このCOP16/CMP6で、エスピノーサCOP/ CMP議長の「透明性(transparency)」という言葉を何十回聞いたかわかりません。

コペンハーゲンのCOP15では、会議の始まる前から議長国であるデンマーク首相が「コペンハーゲン合意」のドラフトを作成していたことが英紙ガーディアン(電子版)にリークされ、120名近い各国首脳が参加していたにもかかわらず、二十数カ国の首脳だけで「コペンハーゲン合意案」を作成し、これを「いまここで受諾しろ」と迫ったりして、会議の「透明性」が大きな問題になりました。これが「コペンハーゲン合意」が「留保する」との決定になった大きな理由です。

今回のCOP16/CMP6では、エスピノーサCOP/ CMP議長は徹底して「透明性ある運営」を心がけていました。メキシコ大統領も会議に貼り付き、何度も会議参加者との「Q&A」を行うなど、広く意見を聞く姿勢を示していました。会議のなかの各国の発言で、エスピノーサCOP/ CMP議長の「透明性ある運営」への感謝の言葉が多く聞かれました。

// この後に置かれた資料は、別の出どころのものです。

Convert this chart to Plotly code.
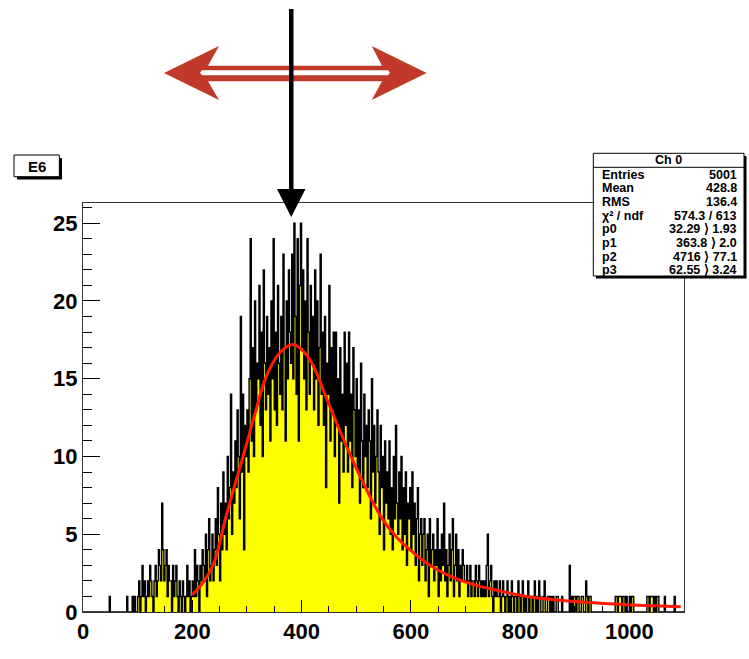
import numpy as np
import plotly.graph_objects as go

# ---------------- data ----------------
bin_width = 2
x_min, x_max = 0, 1100
counts = [
    0,0,0,0,0,0,0,0,0,0,   0,0,0,0,0,0,0,0,0,0,
    0,0,0,0,1,0,0,0,0,0,   0,0,0,0,0,0,0,0,0,0,
    1,0,0,0,0,1,0,1,0,0,   1,2,0,1,3,1,2,0,1,2,
    1,3,2,1,0,2,3,1,2,4,   3,2,7,4,2,3,4,1,3,2,
    2,0,3,1,2,3,1,0,2,1,   0,2,1,0,1,3,1,2,0,1,
    2,1,4,1,3,2,0,3,2,4,   3,2,5,1,4,6,2,3,5,2,
    4,6,3,8,5,2,7,4,9,5,   7,4,10,6,8,14,5,9,7,11,
    8,13,10,6,19,9,14,4,12,10,   13,9,15,24,11,17,10,20,13,16,
    15,21,12,18,10,22,16,13,19,14,   17,11,20,15,24,13,18,12,21,16,
    14,19,13,23,17,11,20,15,22,18,   16,23,15,25,19,14,24,11,21,25,
    17,22,15,20,13,24,18,14,21,16,   19,13,22,15,20,12,17,23,14,18,
    12,19,8,16,14,21,11,17,13,18,   10,18,12,15,7,17,11,14,9,18,
    12,16,9,18,11,14,8,17,13,10,   15,9,13,7,16,11,8,14,10,12,
    8,13,11,6,15,9,12,7,10,13,   9,5,12,8,10,4,11,7,9,6,
    11,5,8,4,10,6,12,7,5,9,   6,10,4,8,5,9,3,7,6,8,
    4,9,5,7,3,6,8,2,5,6,   3,5,6,2,4,5,1,6,3,4,
    5,2,4,3,6,1,4,2,5,3,   7,2,4,1,3,5,2,4,6,1,
    3,5,2,4,1,3,2,4,3,2,   2,3,1,2,3,1,2,2,1,3,
    2,1,3,2,1,2,1,2,1,3,   5,1,2,3,1,0,2,1,2,1,
    1,2,0,1,2,1,0,1,2,0,   1,0,2,1,0,1,1,0,2,1,
    0,1,2,0,1,0,1,2,0,1,   1,0,1,2,0,1,0,2,1,0,
    0,1,2,0,0,1,1,0,1,0,   1,0,0,1,1,0,0,0,1,0,
    0,0,0,0,0,3,0,1,0,1,   1,0,1,1,0,0,1,1,0,0,
    2,1,0,1,1,0,0,0,0,0,   0,0,0,0,0,0,0,0,0,0,
    0,0,0,0,0,0,0,1,1,0,   1,1,1,0,1,1,0,1,0,0,
    1,0,1,1,0,0,0,0,0,0,   0,0,0,0,0,0,1,1,0,1,
    1,1,0,1,0,1,1,0,0,0,   0,0,1,0,0,0,0,0,0,0,
    0,1,0,0,0,0,0,0,0,0,
]

fit_x = [200, 220, 239, 263, 288, 312, 336, 361, 385, 410, 422, 452, 483, 513,
         544, 574, 605, 635, 666, 690, 727, 751, 812, 873, 934, 995, 1056, 1094]
fit_y = [1.1, 1.9, 3.1, 6.3, 9.4, 12.4, 15.2, 16.7, 17.2, 16.5, 15.8, 13.2, 10.6, 8.3,
         6.2, 4.8, 3.8, 3.0, 2.4, 2.05, 1.65, 1.45, 1.0, 0.76, 0.59, 0.47, 0.38, 0.33]

x_ticks = [0, 200, 400, 600, 800, 1000]
y_ticks = [0, 5, 10, 15, 20, 25]

stats_title = "Ch 0"
stats_labels = ["Entries", "Mean", "RMS", "χ² / ndf", "p0", "p1", "p2", "p3"]
stats_values = ["5001", "428.8", "136.4", "574.3 / 613",
                "32.29 ⟩ 1.93", "363.8 ⟩ 2.0", "4716 ⟩ 77.1", "62.55 ⟩ 3.24"]
hist_title = "E6"

# ---------------- geometry helpers ----------------
W, H = 749, 659
L, R, T, B = 83, 684, 203, 612


def px(x):
    return (x - L) / (R - L)


def py(y):
    return (B - y) / (B - T)


def path(points):
    s = "M %f,%f " % (px(points[0][0]), py(points[0][1]))
    for p in points[1:]:
        s += "L %f,%f " % (px(p[0]), py(p[1]))
    return s + "Z"


# ---------------- traces ----------------
edges = np.arange(x_min, x_max + bin_width, bin_width)
hx = list(edges[:len(counts)]) + [edges[len(counts)]]
hy = counts + [counts[-1]]

fig = go.Figure()
fig.add_trace(go.Scatter(
    x=hx, y=hy, mode="lines",
    line=dict(shape="hv", color="black", width=1.4),
    fill="tozeroy", fillcolor="#ffff00", hoverinfo="skip", showlegend=False))
fig.add_trace(go.Scatter(
    x=fit_x, y=fit_y, mode="lines",
    line=dict(color="#ff1a00", width=3, shape="spline", smoothing=1.0),
    hoverinfo="skip", showlegend=False))

font_family = "Liberation Sans, Arial, sans-serif"

fig.update_layout(
    width=W, height=H,
    margin=dict(l=L, r=W - R, t=T, b=H - B),
    paper_bgcolor="white", plot_bgcolor="white",
    showlegend=False,
    font=dict(family=font_family, color="black"),
    xaxis=dict(range=[x_min, x_max], tickvals=x_ticks,
               ticks="inside", ticklen=12, tickwidth=1, tickcolor="black",
               minor=dict(dtick=50, ticks="inside", ticklen=6, tickcolor="black"),
               showline=True, linecolor="#333333", linewidth=1, mirror=True,
               showgrid=False, zeroline=False,
               tickfont=dict(size=22, weight="bold", family=font_family)),
    yaxis=dict(range=[0, 26.3], tickvals=y_ticks,
               ticks="inside", ticklen=17, tickwidth=1, tickcolor="black",
               minor=dict(dtick=1, ticks="inside", ticklen=9, tickcolor="black"),
               showline=True, linecolor="#333333", linewidth=1, mirror=True,
               showgrid=False, zeroline=False,
               tickfont=dict(size=22, weight="bold", family=font_family)),
)

shapes = []
# red double arrow
red = "#c0392b"
shapes.append(dict(type="path", xref="paper", yref="paper", layer="above",
                   path=path([(164, 73), (219, 46), (208, 65.7), (382, 65.7), (371.7, 46),
                              (426.7, 73), (371.7, 100), (382, 81.3), (208, 81.3), (219, 100)]),
                   fillcolor=red, line=dict(width=0)))
shapes.append(dict(type="path", xref="paper", yref="paper", layer="above",
                   path=path([(202, 70.3), (388, 70.3), (390, 72.7), (388, 75.3), (202, 75.3), (200, 72.7)]),
                   fillcolor="white", line=dict(width=0)))
# black vertical arrow
shapes.append(dict(type="path", xref="paper", yref="paper", layer="above",
                   path=path([(289, 9), (293.5, 9), (293.5, 192), (289, 192)]),
                   fillcolor="black", line=dict(width=0)))
shapes.append(dict(type="path", xref="paper", yref="paper", layer="above",
                   path=path([(277, 189), (305.5, 189), (291.2, 217)]),
                   fillcolor="black", line=dict(width=0)))
# E6 title box with shadow
shapes.append(dict(type="rect", xref="paper", yref="paper", layer="above",
                   x0=px(17), x1=px(62), y0=py(179.5), y1=py(158),
                   fillcolor="black", line=dict(width=0)))
shapes.append(dict(type="rect", xref="paper", yref="paper", layer="above",
                   x0=px(14), x1=px(59.3), y0=py(176.7), y1=py(155),
                   fillcolor="white", line=dict(color="black", width=1)))
# stats box with shadow
shapes.append(dict(type="rect", xref="paper", yref="paper", layer="above",
                   x0=px(596), x1=px(746.5), y0=py(278.5), y1=py(156),
                   fillcolor="black", line=dict(width=0)))
shapes.append(dict(type="rect", xref="paper", yref="paper", layer="above",
                   x0=px(593.3), x1=px(744), y0=py(276), y1=py(153.3),
                   fillcolor="white", line=dict(color="black", width=1)))
shapes.append(dict(type="line", xref="paper", yref="paper", layer="above",
                   x0=px(593.3), x1=px(744), y0=py(167.3), y1=py(167.3),
                   line=dict(color="black", width=1)))
fig.update_layout(shapes=shapes)

ann = []
ann.append(dict(text=hist_title, x=px(36.7), y=py(166), xref="paper", yref="paper",
                showarrow=False, xanchor="center", yanchor="middle",
                font=dict(size=15, weight="bold", family=font_family)))
ann.append(dict(text=stats_title, x=px(668.7), y=py(160.5), xref="paper", yref="paper",
                showarrow=False, xanchor="center", yanchor="middle",
                font=dict(size=12.5, weight="bold", family=font_family)))
row_y = [175, 188.3, 202.3, 216, 229.3, 243.3, 256.7, 269.5]
for lab, val, yy in zip(stats_labels, stats_values, row_y):
    ann.append(dict(text=lab, x=px(600), y=py(yy), xref="paper", yref="paper",
                    showarrow=False, xanchor="left", yanchor="middle",
                    font=dict(size=12.5, weight="bold", family=font_family)))
    ann.append(dict(text=val, x=px(739), y=py(yy), xref="paper", yref="paper",
                    showarrow=False, xanchor="right", yanchor="middle",
                    font=dict(size=12.5, weight="bold", family=font_family)))
fig.update_layout(annotations=ann)

fig.write_html("out.html")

このことがこうした合意が成立した大きな要因のように思います。

世界の環境NGOのネットワークは、最終日の12月10日の「今日の宝石賞(RAY OF THE DAY)」にメキシコ政府を選びました。

*「今日の宝石賞」は「今日の化石賞」の逆で、「今日の宝石賞」は、その日の交渉でもっとも前向きの環境的な発言や行動をした国に与えられます。